What changed
The fixed repo rate under LAF was reduced by 100 basis points from 6.5% to 5.5% with immediate effect. Accordingly, the interest rate on the Special Refinance Facility (SRF) for scheduled commercial banks (excluding RRBs) was aligned to the new repo rate, dropping to 5.5% from January 3, 2009.
What it means for you
Banks can now access the SRF at a lower cost of 5.5%, reducing their funding expenses. This rate cut is part of RBI's broader easing to support liquidity and credit flow during the 2008-09 financial stress. Banks should factor this cheaper refinance into their liquidity management and lending strategies.
What you must do
- Update internal systems to reflect the new SRF rate of 5.5% effective January 3, 2009.
- Review liquidity positions and consider availing SRF at the reduced rate to lower funding costs.
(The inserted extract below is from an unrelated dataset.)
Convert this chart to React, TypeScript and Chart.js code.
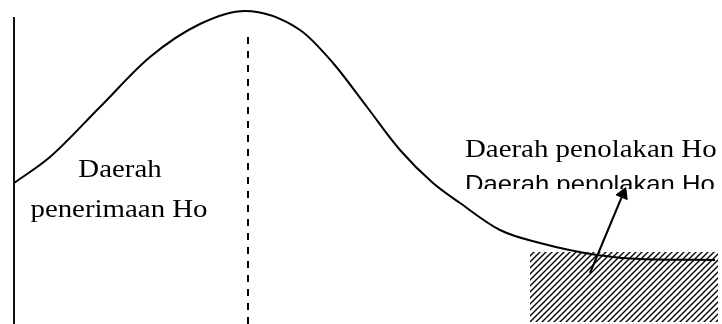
import React, { useEffect, useRef } from "react";
import { Chart, registerables } from "chart.js";

Chart.register(...registerables);

// Curve of the distribution (x position, height)
const curveX = [14, 50, 100, 150, 200, 245, 300, 333, 367, 400, 433, 460, 500, 540, 597, 640, 715];
const curveY = [141, 167, 217, 267, 300, 313, 294, 261, 217, 174, 141, 121, 94, 81, 69, 65, 64];

// Vertical axis line
const axisX = [14, 14];
const axisY = [0, 307];

// Dashed centre line
const centreX = [248, 248];
const centreY = [0, 292];

// Rejection region (hatched)
const rejectX = [530, 718];
const rejectTop = [72, 72];
const rejectBottom = 2;

// Arrow from region to label
const arrowX = [590, 623];
const arrowY = [51, 130];

// Text labels
const labelTexts = ["Daerah", "penerimaan Ho", "Daerah penolakan Ho", "Daerah penolakan Ho"];
const labelX = [120, 119, 465, 465];
const labelY = [147, 107, 167, 132];

const SERIF = '26px "Liberation Serif", "Times New Roman", serif';
const SANS = '24px "Liberation Sans", Arial, sans-serif';

function makePattern(): CanvasPattern | string {
  const c = document.createElement("canvas");
  c.width = 6;
  c.height = 6;
  const g = c.getContext("2d");
  if (!g) return "#888";
  g.strokeStyle = "#000";
  g.lineWidth = 1.4;
  g.beginPath();
  g.moveTo(-1, 7);
  g.lineTo(7, -1);
  g.moveTo(-1, 1);
  g.lineTo(1, -1);
  g.moveTo(5, 7);
  g.lineTo(7, 5);
  g.stroke();
  const p = g.createPattern(c, "repeat");
  return p || "#888";
}

const textPlugin = {
  id: "labels",
  afterDatasetsDraw(chart: any) {
    const ctx = chart.ctx;
    const xs = chart.scales.x;
    const ys = chart.scales.y;
    const specs = [
      { font: SERIF, align: "center", sx: 1.11, clip: null },
      { font: SERIF, align: "center", sx: 1.11, clip: null },
      { font: SERIF, align: "left", sx: 1.11, clip: null },
      { font: SANS, align: "left", sx: 1.07, clip: 135 },
    ];
    labelTexts.forEach((t, i) => {
      const s = specs[i];
      const px = xs.getPixelForValue(labelX[i]);
      const py = ys.getPixelForValue(labelY[i]);
      ctx.save();
      if (s.clip !== null) {
        const cy = ys.getPixelForValue(s.clip as number);
        ctx.beginPath();
        ctx.rect(0, 0, chart.width, cy);
        ctx.clip();
      }
      ctx.translate(px, py);
      ctx.scale(s.sx, 1);
      ctx.font = s.font;
      ctx.fillStyle = "#000";
      ctx.textAlign = s.align;
      ctx.textBaseline = "alphabetic";
      ctx.fillText(t, 0, 0);
      ctx.restore();
    });
  },
};

export default function App() {
  const ref = useRef<HTMLCanvasElement>(null);
  useEffect(() => {
    document.body.style.margin = "0";
    const canvas = ref.current;
    if (!canvas) return;
    const pattern = makePattern();
    const chart = new Chart(canvas, {
      type: "line",
      data: {
        datasets: [
          {
            data: rejectX.map((x, i) => ({ x, y: rejectTop[i] })),
            borderWidth: 0,
            borderColor: "rgba(0,0,0,0)",
            backgroundColor: pattern as any,
            fill: { value: rejectBottom },
            pointRadius: 0,
          },
          {
            data: curveX.map((x, i) => ({ x, y: curveY[i] })),
            borderColor: "#000",
            borderWidth: 2,
            pointRadius: 0,
            cubicInterpolationMode: "monotone",
            fill: false,
          },
          {
            data: axisX.map((x, i) => ({ x, y: axisY[i] })),
            borderColor: "#111",
            borderWidth: 2,
            pointRadius: 0,
            fill: false,
          },
          {
            data: centreX.map((x, i) => ({ x, y: centreY[i] })),
            borderColor: "#000",
            borderWidth: 2,
            borderDash: [7, 7],
            pointRadius: 0,
            fill: false,
          },
          {
            data: arrowX.map((x, i) => ({ x, y: arrowY[i] })),
            borderColor: "#000",
            borderWidth: 2,
            pointRadius: [0, 7],
            pointHoverRadius: [0, 7],
            pointStyle: "triangle",
            rotation: 23,
            pointBackgroundColor: "#000",
            pointBorderColor: "#000",
            pointBorderWidth: 1,
            fill: false,
          },
        ],
      },
      options: {
        animation: false,
        responsive: false,
        layout: { padding: 0, autoPadding: false },
        plugins: {
          legend: { display: false },
          tooltip: { enabled: false },
          title: { display: false },
        },
        events: [],
        scales: {
          x: { type: "linear", min: 0, max: 722, display: false },
          y: { type: "linear", min: 0, max: 324, display: false },
        },
      },
      plugins: [textPlugin],
    } as any);
    return () => chart.destroy();
  }, []);
  return (
    <canvas
      ref={ref}
      width={722}
      height={324}
      style={{ display: "block", width: 722, height: 324, background: "#fff" }}
    />
  );
}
- Communicate the rate change to treasury and ALM teams for accurate cost-of-funds calculations.
- Monitor RBI's future repo rate moves for potential further adjustments to SRF pricing.
Who it affects
All scheduled commercial banks (excluding Regional Rural Banks), Treasury departments, ALM and liquidity management teams
What is the new SRF rate and from when is it effective?
The SRF rate is reduced to 5.5%, effective from January 3, 2009, following the repo rate cut.
Which banks are eligible for this SRF?
All scheduled commercial banks except Regional Rural Banks (RRBs) are eligible.
Why did RBI reduce the SRF rate?
The reduction aligns with the 100 bps cut in the repo rate under LAF, aimed at easing liquidity and supporting bank lending during the economic slowdown.